OliveiraDS-hub commented 9 months ago

Dear @majie5976

Can you confirm me that you are using ChimeraTE with the conda env?

I've updated the script that performs the alignment step.

Could you please download ChimeraTE again and test it?

The index error is supposed to be fixed, but I'm not sure about the last error.

I hope to hear from you soon.

Best

majie5976 commented 9 months ago

Dear @OliveiraDS-hub, My apologies for the delayed response, and thank you for your prompt reply. I am using ChimeraTE with the conda environment. Should I reinstall it through conda env, or consider using the source code?
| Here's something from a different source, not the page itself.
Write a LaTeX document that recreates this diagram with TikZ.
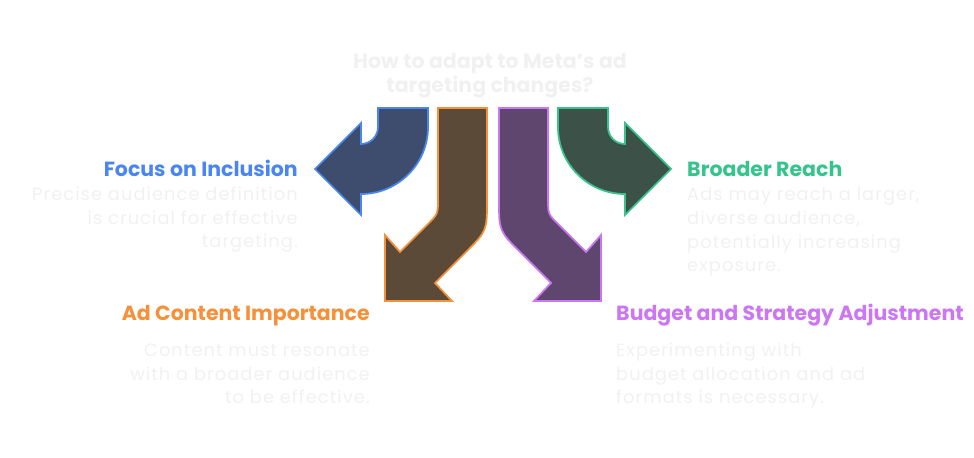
\documentclass[tikz,border=0pt]{standalone}
\usepackage{fontspec}
\setmainfont{Poppins}
\newfontfamily\bodyfont[LetterSpace=6]{Poppins}
\usetikzlibrary{positioning}
\definecolor{inclusionedge}{HTML}{4A86F0}
\definecolor{inclusionfill}{HTML}{3E4C6D}
\definecolor{contentedge}{HTML}{F5913A}
\definecolor{contentfill}{HTML}{5C4A38}
\definecolor{budgetedge}{HTML}{CB76F2}
\definecolor{budgetfill}{HTML}{5F466E}
\definecolor{reachedge}{HTML}{36C48D}
\definecolor{reachfill}{HTML}{3C5148}
\definecolor{paletext}{HTML}{F1F1F1}
\tikzset{
    bent arrow/.style={line width=1.5pt, line join=miter},
    inclusion arrow/.style={bent arrow, draw=inclusionedge, fill=inclusionfill},
    content arrow/.style={bent arrow, draw=contentedge, fill=contentfill},
    reach arrow/.style={bent arrow, draw=reachedge, fill=reachfill},
    budget arrow/.style={bent arrow, draw=budgetedge, fill=budgetfill},
    heading/.style={font=\fontsize{17.5}{21.3}\selectfont\bfseries, inner sep=0pt},
    body/.style={font=\bodyfont\fontsize{15.2}{20.2}\selectfont, text=paletext, inner sep=0pt},
    question/.style={heading, text=paletext, align=center},
}

\begin{document}
\begin{tikzpicture}[x=0.03cm, y=-0.03cm]
    \path[use as bounding box] (0,0) rectangle (974,458);

    \node[question, anchor=base] (question) at (490,93)
        {How to adapt to Meta's ad\\targeting changes?};

    \foreach \s/\inner/\outer in {1/inclusion/content, -1/reach/budget} {
        \begin{scope}[shift={(493,0)}, xscale=\s]
            \draw[\inner\space arrow] (-65,108) -- (-65,127)
                .. controls (-65,164) and (-95,194) .. (-132,194)
                -- (-132,215) -- (-178,169) -- (-132,123) -- (-132,144)
                .. controls (-122.6,144) and (-115,136.4) .. (-115,127)
                -- (-115,108) -- cycle;
            \draw[\outer\space arrow] (-55,108) -- (-6,108) -- (-6,200)
                .. controls (-6,231) .. (-28,253)
                -- (-58,283) -- (-41,301) -- (-108,301) -- (-108,235)
                -- (-93,252) -- (-66,225)
                .. controls (-55,214) .. (-55,199) -- cycle;
        \end{scope}
    }

    \node[heading, text=inclusionedge, anchor=base east] (inclusion) at (298,177)
        {Focus on Inclusion};
    \node[body, align=right, anchor=base east] (inclusiontext) at (298,248)
        {Precise audience definition\\is crucial for effective\\targeting.};

    \node[heading, text=reachedge, anchor=base west] (reach) at (687,177)
        {Broader Reach};
    \node[body, align=left, anchor=base west] (reachtext) at (687,272)
        {Ads may reach a larger,\\diverse audience,\\potentially increasing\\exposure.};

    \node[heading, text=contentedge, anchor=base east] (content) at (370,321)
        {Ad Content Importance};
    \node[body, align=right, anchor=base east] (contenttext) at (370,404)
        {Content must resonate\\with a broader audience\\to be effective.};

    \node[heading, text=budgetedge, anchor=base west] (budget) at (616,321)
        {Budget and Strategy Adjustment};
    \node[body, align=left, anchor=base west] (budgettext) at (616,404)
        {Experimenting with\\budget allocation and ad\\formats is necessary.};
\end{tikzpicture}
\end{document}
Thanks, Majie

OliveiraDS-hub commented 9 months ago

Dear Muhammad,

You can keep the conda env, nothing has changed on it.

Just download chimeraTE repo in your machine again, and rerun your analysis.

And please, can you also confirm whether the example data is working properly with the expected results?

Thank you

majie5976 commented 9 months ago

Dear @OliveiraDS-hub, I've downloaded the repository and am currently running ChimeraTE mode1 with my data. The example data worked perfectly. I will let you know whether I succeed or fail again. Thanks!

majie5976 commented 9 months ago

Dear @OliveiraDS-hub , It worked without any error. Many thanks!